Reportedly, “Saint Lucia has been remarkably successful in attracting enhanced levels of international engagement and citizenship by investment during the COVID period. The Saint Lucia CIP has seen applications increase in excess of 50 percent from its total applications received from the start of its financial year April 2020 up until September 2020, as compared to the last fiscal year. Since the start of our fiscal year – April 1, 2020 – we have already recorded 154 applications received, the best in the five years that we have been in operation.”
Needless to say, nothing has been achieved in Saint Lucia in comparison to Dominica, Antigua and Barbuda; and Grenada, who can account for CIP funds with distinction.
The government of Saint Lucia is distant from the truth, in consideration of the following:
“The current crisis has caused many business owners and investors to realize that they can operate remotely and that there’s no need to be based in the big cities. Saint Lucia’s high-speed broadband network and direct flights to the US and London enable easy access to the rest of the world. Our uncompromising commitment to the highest standards of good governance, coupled with favorable head office legislative provision, makes it attractive for companies to move their headquarters to Saint Lucia. We are still on track to meet our target of doubling our GDP in the next six years.
“Inflows from the program are placed into a national economic fund managed by an independent board and are used to build capacity, reduce debt, and make capital investments in Saint Lucia. “Everything that the country was focused on pre-COVID has become even more relevant now: investment in education, building an e-government platform, simplification of the tax regime, investment in infrastructure, modernization of the security force and of the judicial system, and broadening the tourism offering.

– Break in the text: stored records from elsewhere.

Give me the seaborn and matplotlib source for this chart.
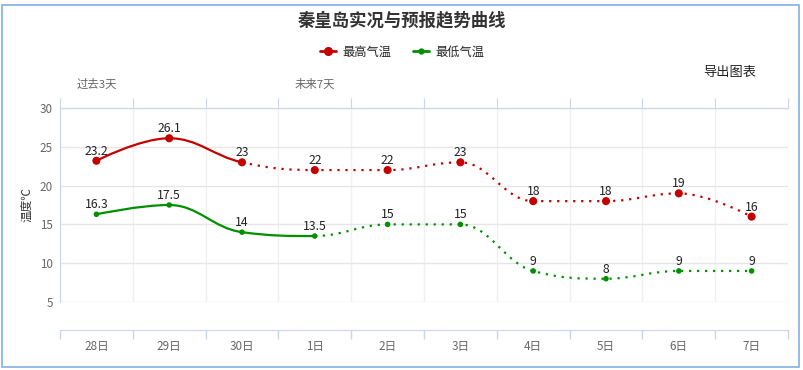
import numpy as np
import pandas as pd
import seaborn as sns
import matplotlib
matplotlib.use('Agg')
from matplotlib import pyplot as plt
from matplotlib.path import Path
from matplotlib.patches import PathPatch, Rectangle
from matplotlib.lines import Line2D

# data
days = ['28日', '29日', '30日', '1日', '2日', '3日', '4日', '5日', '6日', '7日']
high_temp = [23.2, 26.1, 23, 22, 22, 23, 18, 18, 19, 16]
low_temp = [16.3, 17.5, 14, 13.5, 15, 15, 9, 8, 9, 9]
high_last_observed = 2   # solid up to 30日, forecast after
low_last_observed = 3    # solid up to 1日
period_labels = ['过去3天', '未来7天']
period_pos = [0, 3]

RED = '#c40000'
GREEN = '#008f00'
AXIS = '#ccd6eb'
GRID = '#e6e6e6'

sns.set_style('white')
plt.rcParams['font.family'] = ['Noto Sans CJK SC', 'DejaVu Sans']

PX = 72 / 100  # points per pixel at dpi 100


# Highcharts-like spline: cubic bezier segments between points
def spline_segments(xs, ys, smoothing=1.5):
    n = len(xs)
    denom = smoothing + 1
    left = [None] * n
    right = [None] * n
    for i in range(n):
        x, y = xs[i], ys[i]
        if 0 < i < n - 1:
            lx, ly = xs[i - 1], ys[i - 1]
            nx, ny = xs[i + 1], ys[i + 1]
            lcx = (smoothing * x + lx) / denom
            lcy = (smoothing * y + ly) / denom
            rcx = (smoothing * x + nx) / denom
            rcy = (smoothing * y + ny) / denom
            if rcx != lcx:
                corr = ((rcy - lcy) * (rcx - x)) / (rcx - lcx) + y - rcy
                lcy += corr
                rcy += corr
            if lcy > ly and lcy > y:
                lcy = max(ly, y)
                rcy = 2 * y - lcy
            elif lcy < ly and lcy < y:
                lcy = min(ly, y)
                rcy = 2 * y - lcy
            if rcy > ny and rcy > y:
                rcy = max(ny, y)
                lcy = 2 * y - rcy
            elif rcy < ny and rcy < y:
                rcy = min(ny, y)
                lcy = 2 * y - rcy
            left[i] = (lcx, lcy)
            right[i] = (rcx, rcy)
        else:
            left[i] = right[i] = (x, y)
    return [[right[i], left[i + 1], (xs[i + 1], ys[i + 1])] for i in range(n - 1)]


def draw_spline(ax, ys, split, color):
    xs = list(range(len(ys)))
    segs = spline_segments(xs, ys)
    for start, stop, ls in [(0, split, '-'), (split, len(ys) - 1, (0, (1, 2.6)))]:
        verts = [(xs[start], ys[start])]
        codes = [Path.MOVETO]
        for seg in segs[start:stop]:
            verts += seg
            codes += [Path.CURVE4] * 3
        patch = PathPatch(Path(verts, codes), fill=False, edgecolor=color,
                          linewidth=1.6, linestyle=ls, zorder=3)
        ax.add_patch(patch)


fig = plt.figure(figsize=(8.04, 3.70), dpi=100)
W, H = 804, 370
ax = fig.add_axes([60 / W, (H - 302) / H, 728 / W, 194 / H])

df = pd.DataFrame({'x': range(len(days)), 'high': high_temp, 'low': low_temp})

draw_spline(ax, high_temp, high_last_observed, RED)
draw_spline(ax, low_temp, low_last_observed, GREEN)
sns.scatterplot(data=df, x='x', y='high', color=RED, s=34, edgecolor='none', ax=ax, zorder=4)
sns.scatterplot(data=df, x='x', y='low', color=GREEN, s=16, edgecolor='none', ax=ax, zorder=4)

for i in range(len(days)):
    for v in (high_temp[i], low_temp[i]):
        ax.annotate(f'{v:g}', (i, v), xytext=(0, 3), textcoords='offset pixels',
                    ha='center', va='bottom', fontsize=8.8, color='#222222', zorder=5)

ax.set_xlim(-0.5, len(days) - 0.5)
ax.set_ylim(5, 30)
bounds = np.arange(-0.5, len(days), 1.0)

ax.set_yticks([5, 10, 15, 20, 25, 30])
ax.tick_params(axis='y', length=0, labelsize=8.4, labelcolor='#666666', pad=5)
ax.set_xticks(bounds)
ax.set_xticks(range(len(days)), minor=True)
ax.set_xticklabels([])
ax.set_xticklabels(days, minor=True)
ax.tick_params(axis='x', which='major', length=9 * PX, color=AXIS, width=1, direction='out')
ax.tick_params(axis='x', which='minor', length=0, labelsize=8.4, labelcolor='#666666', pad=7)
ax.grid(axis='y', color=GRID, linewidth=1)
ax.grid(axis='x', which='major', color='#f0f0f0', linewidth=1)
ax.set_axisbelow(True)
ax.set_xlabel('')
ax.set_ylabel('温度℃', fontsize=8.4, color='#333333', labelpad=5)

ax.spines['right'].set_visible(False)
ax.spines['left'].set_color(AXIS)
ax.spines['top'].set_color(AXIS)
ax.spines['bottom'].set_color(AXIS)
ax.spines['bottom'].set_position(('outward', 28 * PX))

# top axis: past / forecast periods
top = ax.twiny()
top.set_xlim(ax.get_xlim())
top.set_xticks(bounds)
top.set_xticklabels([])
top.set_xticks(period_pos, minor=True)
top.set_xticklabels(period_labels, minor=True)
top.tick_params(axis='x', which='major', length=10 * PX, color=AXIS, direction='out')
top.tick_params(axis='x', which='minor', length=0, labelsize=8.2, labelcolor='#666666', pad=13)
for side in ['left', 'right', 'bottom']:
    top.spines[side].set_visible(False)
top.spines['top'].set_color(AXIS)

fig.text(0.5, 1 - 20 / H, '秦皇岛实况与预报趋势曲线', ha='center', va='center',
         fontsize=12.5, fontweight='bold', color='#333333')
handles = [Line2D([], [], color=RED, lw=2, marker='o', markersize=5.5),
           Line2D([], [], color=GREEN, lw=2, marker='o', markersize=3.5)]
fig.legend(handles, ['最高气温', '最低气温'], loc='center', bbox_to_anchor=(0.5, 1 - 52 / H),
           ncol=2, frameon=False, fontsize=8.8, handlelength=1.3, handletextpad=0.5,
           columnspacing=1.8)
fig.text(730 / W, 1 - 72 / H, '导出图表', ha='center', va='center', fontsize=9.5, color='#222222')

fig.patches.append(Rectangle((2 / W, 3 / H), 797 / W, 362 / H, transform=fig.transFigure,
                             fill=False, edgecolor='#7fb2e5', linewidth=1.2))

fig.savefig('out.png', dpi=100)
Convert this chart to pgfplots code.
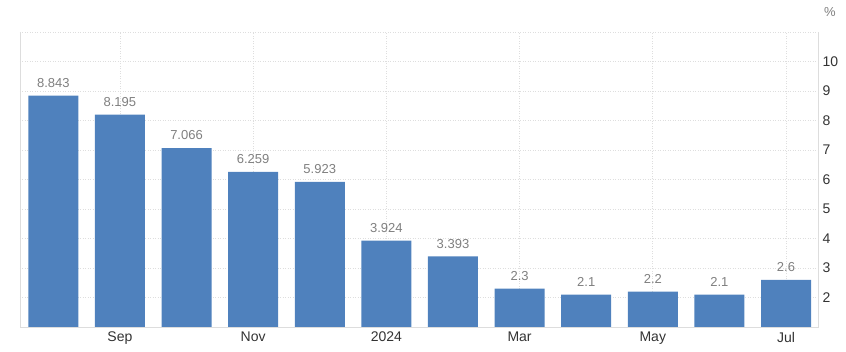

The citizenship-by-investment program can be a key source of funding in helping us to facilitate these developments, which is why we are constantly and vigorously engaging with key external stakeholders, including governments and supra-national organizations, to ensure that our investors retain the international market access that drove their initial investment decision,” explains prime minister Allen Chastanet.
Default trending in the fourth-quarter
The direction of the government of Saint Lucia towards the Export-Import Bank of the Republic of China appears awkward on many fronts. The influx of Chinese and so-called CIP projects in the south of the island, add to the mystery.
The aim is challenging in proportion, considering, representatives of the government of Saint Lucia who travelled to China and proposed a $100 million loan fail miserably. This followed a request to the government of Taiwan which remains on-hold pending the government of Saint Lucia attending to many fundamental requirements.
Besides, a snapshot of diplomatic relations between Taiwan and Saint Lucia, in brief, blinds this relationship, to the incompetence of the government of Saint Lucia’s foreign affairs. It is not only about disruptive politics, but a lack of a good sense of purpose and shattering decisions based on instinct showmanship.
The further challenge is the default trend of the government of Saint Lucia is entering dangerous territory in the fourth-quarter of budget allocations in 2021. There is also the consideration of general elections within that period.
In sum, attempting to borrow out of the current COVID-19 health and economic crisis, coupled with the inadequacies of governance and the application of filarious laws – is a unique opportunity to reshape the contours of Saint Lucia and restore order in the near future.